ANCF-based dynamic modeling of variable curvature soft pneumatic actuators with experimental verifications

Abstract

Accurate and computationally efficient models of soft pneumatic actuators are crucial for utilizing their compliance in various fields. However, existing research primarily relies on the piecewise constant curvature (PCC) assumption or the quasi-static assumption, only valid in limited situations. In this paper, we present a dynamic model based on absolute nodal coordinate formulation (ANCF) that simultaneously accounts for variable curvature deformation and dynamic properties. To this end, deformed configurations of soft pneumatic actuators are firstly discretized into ANCF-based beam elements. Based on this parameterization method, the dynamic model is derived by the principle of virtual work. After identifying model parameters, Newmark algorithm is utilized to solve the dynamic model in real-time, averagely consuming 6.76 s of a 10 s simulation. The derived dynamic model is experimental verified using a soft pneumatic actuator.

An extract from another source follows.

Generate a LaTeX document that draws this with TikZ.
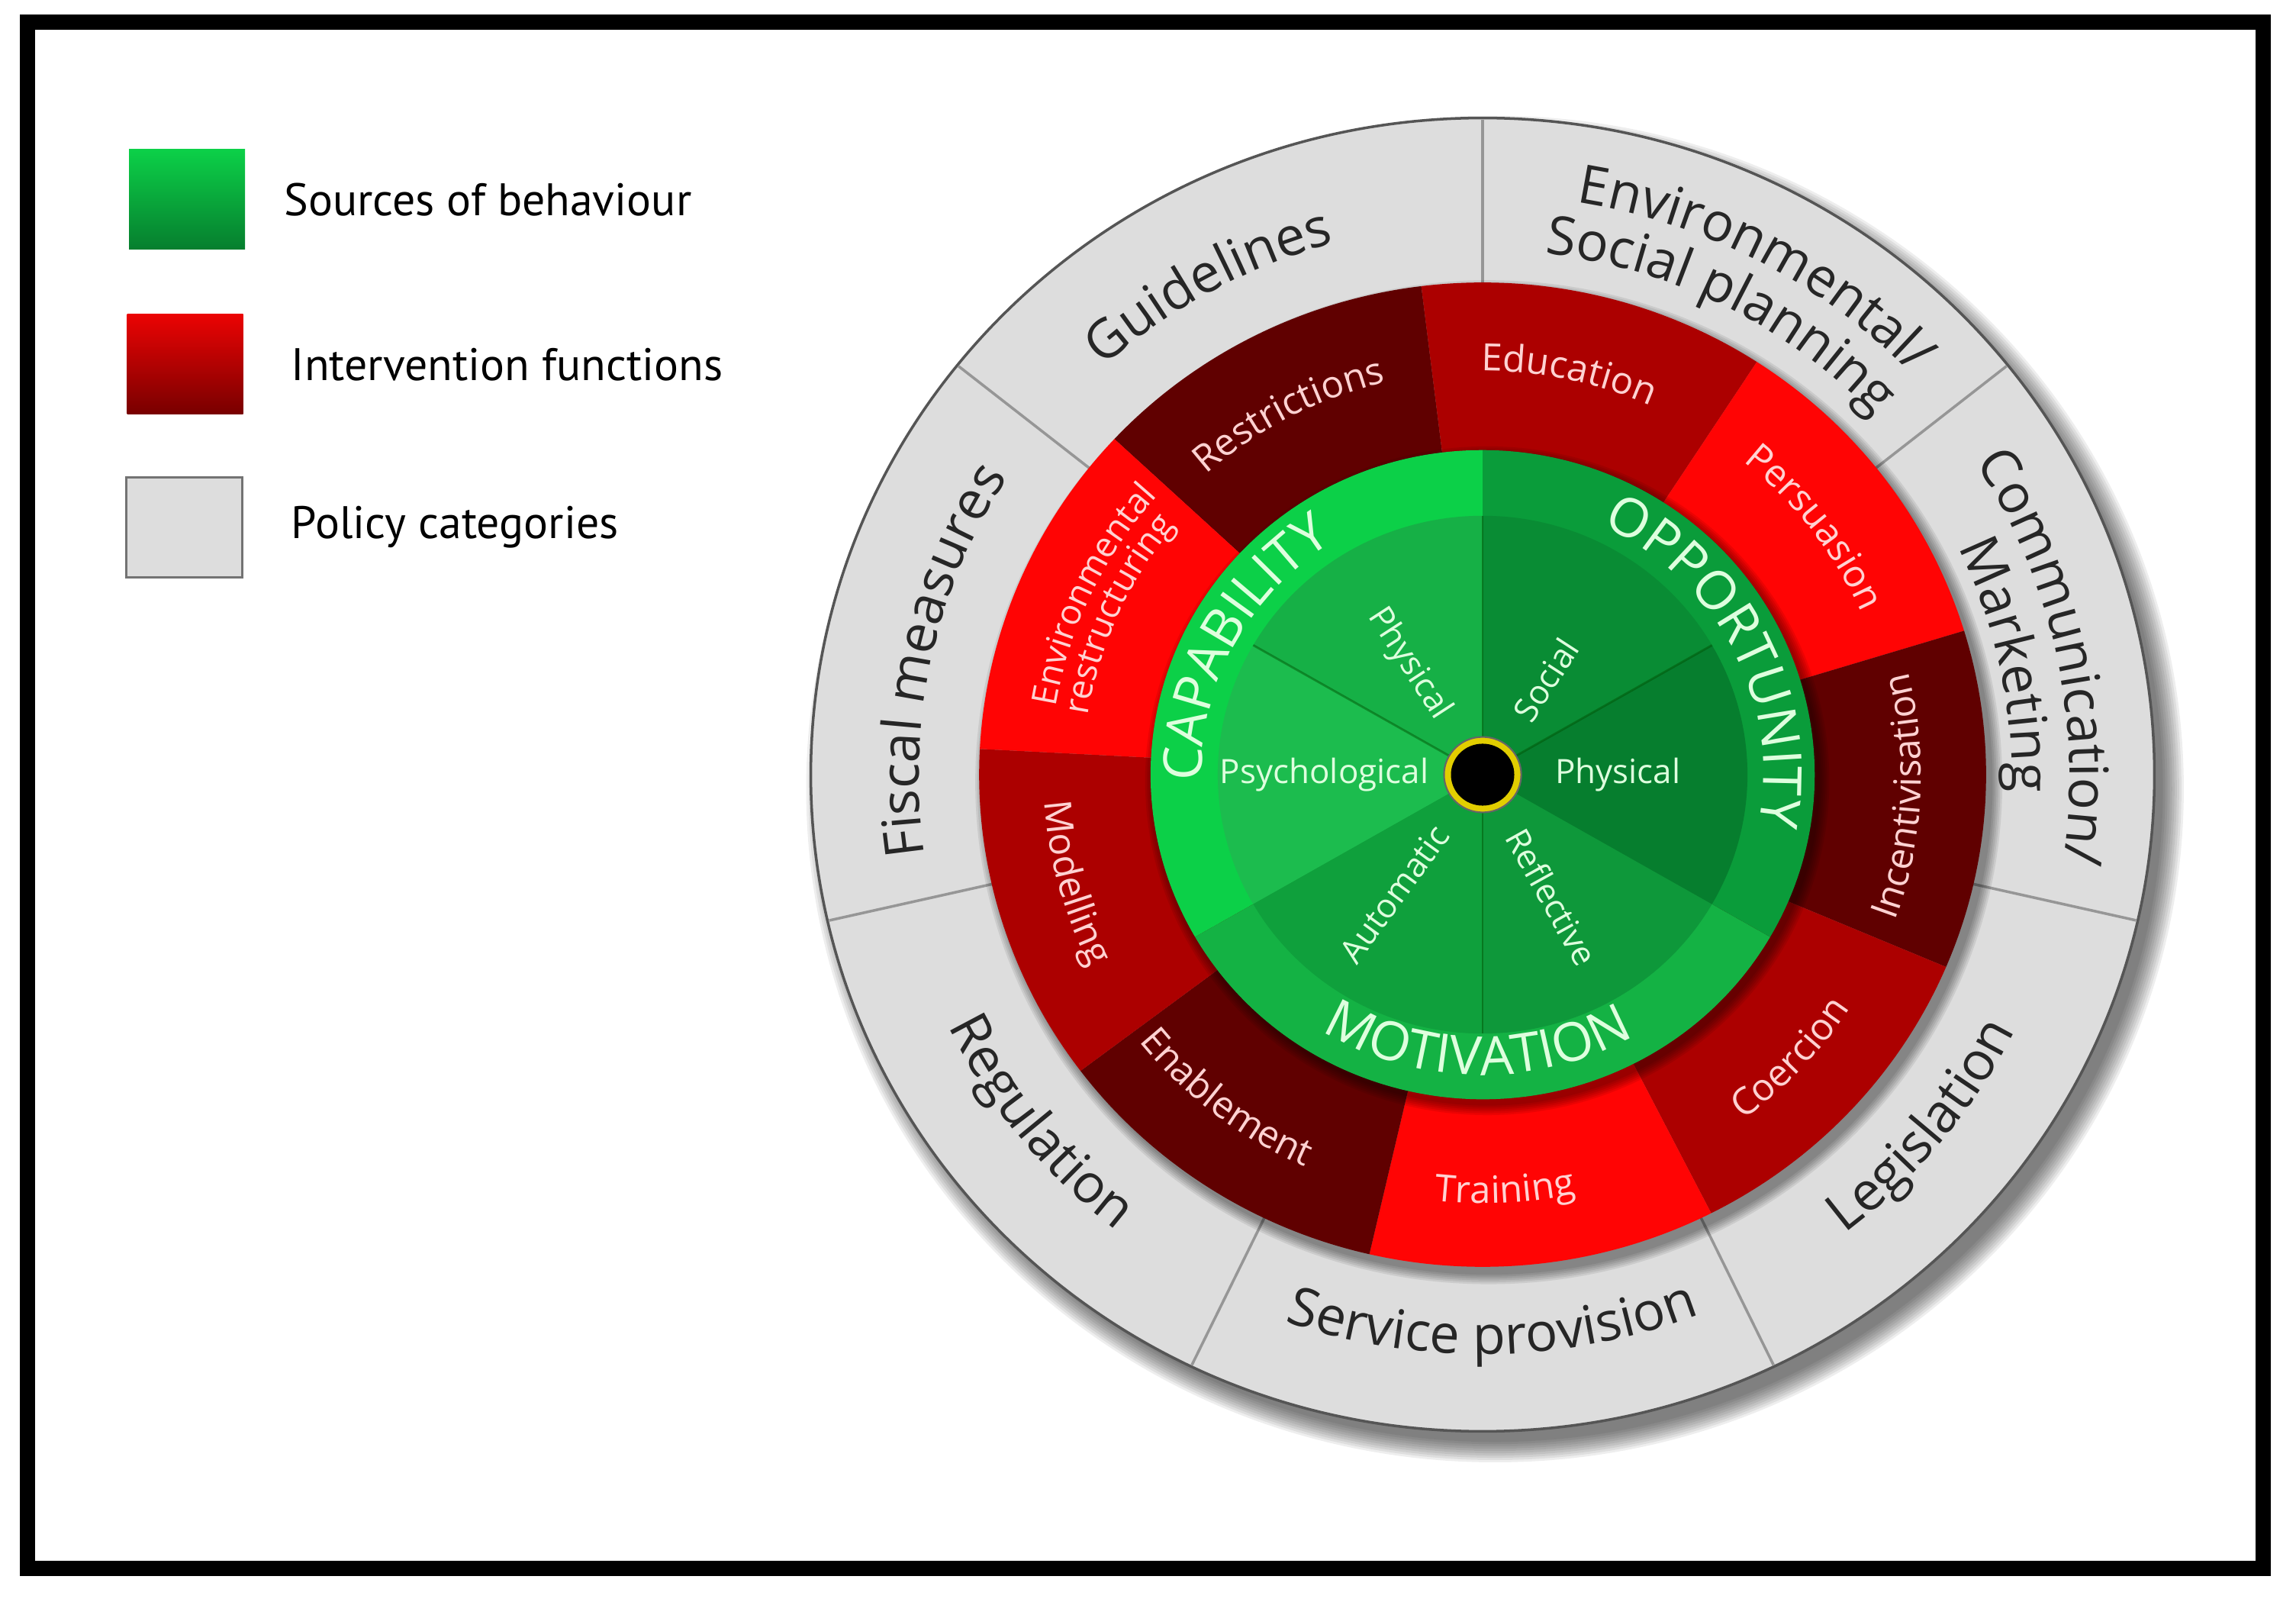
\documentclass[tikz,border=0pt]{standalone}
\usepackage{fontspec}
\setmainfont{Open Sans}
\newfontfamily\legendfamily{PT Sans}
\usetikzlibrary{positioning, decorations.text}
\definecolor{policygrey}{RGB}{221, 221, 221}
\definecolor{policyline}{RGB}{150, 150, 150}
\definecolor{policyrim}{RGB}{85, 85, 85}
\definecolor{policytext}{RGB}{38, 38, 38}
\definecolor{fndark}{RGB}{96, 0, 0}
\definecolor{fnmid}{RGB}{172, 0, 0}
\definecolor{fnbright}{RGB}{255, 4, 4}
\definecolor{fntext}{RGB}{255, 210, 210}
\definecolor{capouter}{RGB}{12, 208, 72}
\definecolor{capphys}{RGB}{22, 176, 70}
\definecolor{cappsych}{RGB}{28, 188, 78}
\definecolor{oppouter}{RGB}{10, 156, 58}
\definecolor{oppsocial}{RGB}{9, 140, 52}
\definecolor{oppphys}{RGB}{6, 126, 46}
\definecolor{motouter}{RGB}{20, 178, 68}
\definecolor{motauto}{RGB}{15, 160, 60}
\definecolor{motrefl}{RGB}{14, 152, 58}
\definecolor{srctext}{RGB}{222, 255, 222}
\definecolor{hubgold}{RGB}{226, 206, 0}
\newcommand{\policysize}{\fontsize{20}{24}\selectfont}
\newcommand{\fnsize}{\fontsize{14}{17}\selectfont}
\newcommand{\fnsmall}{\fontsize{13}{16}\selectfont}
\newcommand{\comsize}{\fontsize{20}{24}\selectfont}

\begin{document}
\begin{tikzpicture}[
      legbox/.style={minimum width=1.52cm, minimum height=1.31cm,
                     inner sep=0pt},
      legtext/.style={font=\legendfamily\fontsize{17}{20}\selectfont,
                      inner sep=0pt},
      policyarc/.style={decorate, decoration={text along path,
                        text align=center, text color=policytext,
                        text={|\policysize|#1}}},
      fnarc/.style={decorate, decoration={text along path,
                    text align=center, text color=fntext,
                    text={|\fnsize|#1}}},
      fnarcsmall/.style={decorate, decoration={text along path,
                         text align=center, text color=fntext,
                         text={|\fnsmall|#1}}},
      comarc/.style={decorate, decoration={text along path,
                     text align=center, text color=srctext,
                     text={|\comsize|#1}}},
      srclbl/.style={font=\fontsize{12.5}{15}\selectfont,
                     text=srctext, inner sep=0pt},
      innerline/.style={draw=black!70!green, opacity=0.45,
                        line width=0.8pt},
  ]
  \useasboundingbox (0,0) rectangle (30.09,20.98);
  \draw[line width=0.2cm] (0.36,0.43) rectangle (29.66,20.69);

  % legend
  \node[legbox, top color=capouter, bottom color=oppphys] (srcbox)
      at (2.45,18.365) {};
  \node[legbox, top color=fnbright!92!black, bottom color=fndark!85!red]
      (fnbox) at (2.425,16.205) {};
  \node[legbox, fill=policygrey, draw=black!55, line width=1pt]
      (polbox) at (2.415,14.07) {};
  \node[legtext, right=0.5cm of srcbox] (srctxt) {Sources of behaviour};
  \node[legtext, right=0.62cm of fnbox] (fntxt) {Intervention functions};
  \node[legtext, right=0.62cm of polbox] (poltxt) {Policy categories};

  \begin{scope}[shift={(19.43,10.83)}, xscale=1.012, yscale=0.989]
    % policy categories
    \foreach \k in {1,...,10}
      \fill[black, opacity=0.065] (0.16,-0.19) circle ({8.62+0.03*\k});
    \draw[policyrim, line width=1pt, fill=policygrey] (0,0) circle (8.7);
    \foreach \a in {0,...,6}
      \draw[policyline, line width=1pt] ({90+51.43*\a}:6.4)
          -- ({90+51.43*\a}:8.68);

    % intervention functions
    \foreach \k in {1,...,6}
      \fill[black, opacity=0.08] (0.08,-0.1) circle ({6.50+0.025*\k});
    \foreach \a/\col in {97/fndark, 57/fnmid, 17/fnbright,
                         -23/fndark, -63/fnmid, -103/fnbright,
                         -143/fndark, -183/fnmid, -223/fnbright}
      \fill[\col] (0,0) -- (\a:6.52)
          arc[start angle=\a, end angle=\a+40, radius=6.52] -- cycle;

    % sources of behaviour
    \foreach \k in {1,...,6}
      \fill[black, opacity=0.08] (0.06,-0.08) circle ({4.28+0.025*\k});
    \foreach \a/\col in {90/capouter, 210/motouter, 330/oppouter}
      \fill[\col] (0,0) -- (\a:4.30)
          arc[start angle=\a, end angle=\a+120, radius=4.30] -- cycle;
    \foreach \a/\col in {90/capphys, 150/cappsych, 210/motauto,
                         270/motrefl, 330/oppphys, 30/oppsocial}
      \fill[\col] (0,0) -- (\a:3.43)
          arc[start angle=\a, end angle=\a+60, radius=3.43] -- cycle;
    \foreach \a in {30,90,150,270}
      \draw[innerline] (0,0) -- (\a:3.43);

    % hub
    \fill[hubgold] (0,0) circle (0.5);
    \draw[black!60, line width=0.6pt] (0,0) circle (0.5);
    \fill[black] (0,0) circle (0.41);

    % policy labels
    \path[policyarc=Guidelines] (164:7.3)
        arc[start angle=164, end angle=74, radius=7.3];
    \path[policyarc=Fiscal measures] (213:7.3)
        arc[start angle=213, end angle=123, radius=7.3];
    \path[policyarc=Environmental/] (107:7.68)
        arc[start angle=107, end angle=17, radius=7.68];
    \path[policyarc=Social planning] (108:6.95)
        arc[start angle=108, end angle=18, radius=6.95];
    \path[policyarc=Communication/] (57:7.6)
        arc[start angle=57, end angle=-33, radius=7.6];
    \path[policyarc=Marketing] (57:6.85)
        arc[start angle=57, end angle=-33, radius=6.85];
    \path[policyarc=Regulation] (173.5:7.68)
        arc[start angle=173.5, end angle=263.5, radius=7.68];
    \path[policyarc=Service provision] (226:7.68)
        arc[start angle=226, end angle=316, radius=7.68];
    \path[policyarc=Legislation] (276:7.68)
        arc[start angle=276, end angle=366, radius=7.68];

    % intervention labels
    \path[fnarc=Restrictions] (163:5.35)
        arc[start angle=163, end angle=73, radius=5.35];
    \path[fnarc=Education] (123:5.35)
        arc[start angle=123, end angle=33, radius=5.35];
    \path[fnarc=Persuasion] (82:5.35)
        arc[start angle=82, end angle=-8, radius=5.35];
    \path[fnarcsmall=Environmental] (200:5.6)
        arc[start angle=200, end angle=110, radius=5.6];
    \path[fnarcsmall=restructuring] (201:5.17)
        arc[start angle=201, end angle=111, radius=5.17];
    \path[fnarc=Incentivisation] (312:5.68)
        arc[start angle=312, end angle=402, radius=5.68];
    \path[fnarc=Coercion] (272:5.68)
        arc[start angle=272, end angle=362, radius=5.68];
    \path[fnarc=Training] (228:5.68)
        arc[start angle=228, end angle=318, radius=5.68];
    \path[fnarc=Enablement] (187:5.68)
        arc[start angle=187, end angle=277, radius=5.68];
    \path[fnarc=Modelling] (150:5.68)
        arc[start angle=150, end angle=240, radius=5.68];

    % sources labels
    \path[comarc=CAPABILITY] (207:3.64)
        arc[start angle=207, end angle=97, radius=3.64];
    \path[comarc=OPPORTUNITY] (82:3.64)
        arc[start angle=82, end angle=-28, radius=3.64];
    \path[comarc=MOTIVATION] (214:3.98)
        arc[start angle=214, end angle=324, radius=3.98];

    \node[srclbl, rotate=-57] (capphyslbl) at (123:1.75) {Physical};
    \node[srclbl] (cappsychlbl) at (180:2.05) {Psychological};
    \node[srclbl, rotate=57] (oppsociallbl) at (57:1.5) {Social};
    \node[srclbl] (oppphyslbl) at (0:1.75) {Physical};
    \node[srclbl, rotate=54] (motautolbl) at (234:1.95) {Automatic};
    \node[srclbl, rotate=-61] (motrefllbl) at (299:1.85) {Reflective};
  \end{scope}
\end{tikzpicture}
\end{document}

The experimental results demonstrate that the maximum simulation errors of the tip remain below 2.5 % of the actuator’s length when the actuator is subjected to various pressure and tip loads. In addition, the overshoot behavior and period of vibration in the oscillations are also predicted by the dynamic model. Moreover, the dynamic model exhibits an average 46.53 % reduction in simulation error compared with the static ANCF-based model. Overall, this work paves the way to a deeper insight to dynamic motion analysis of soft pneumatic actuators.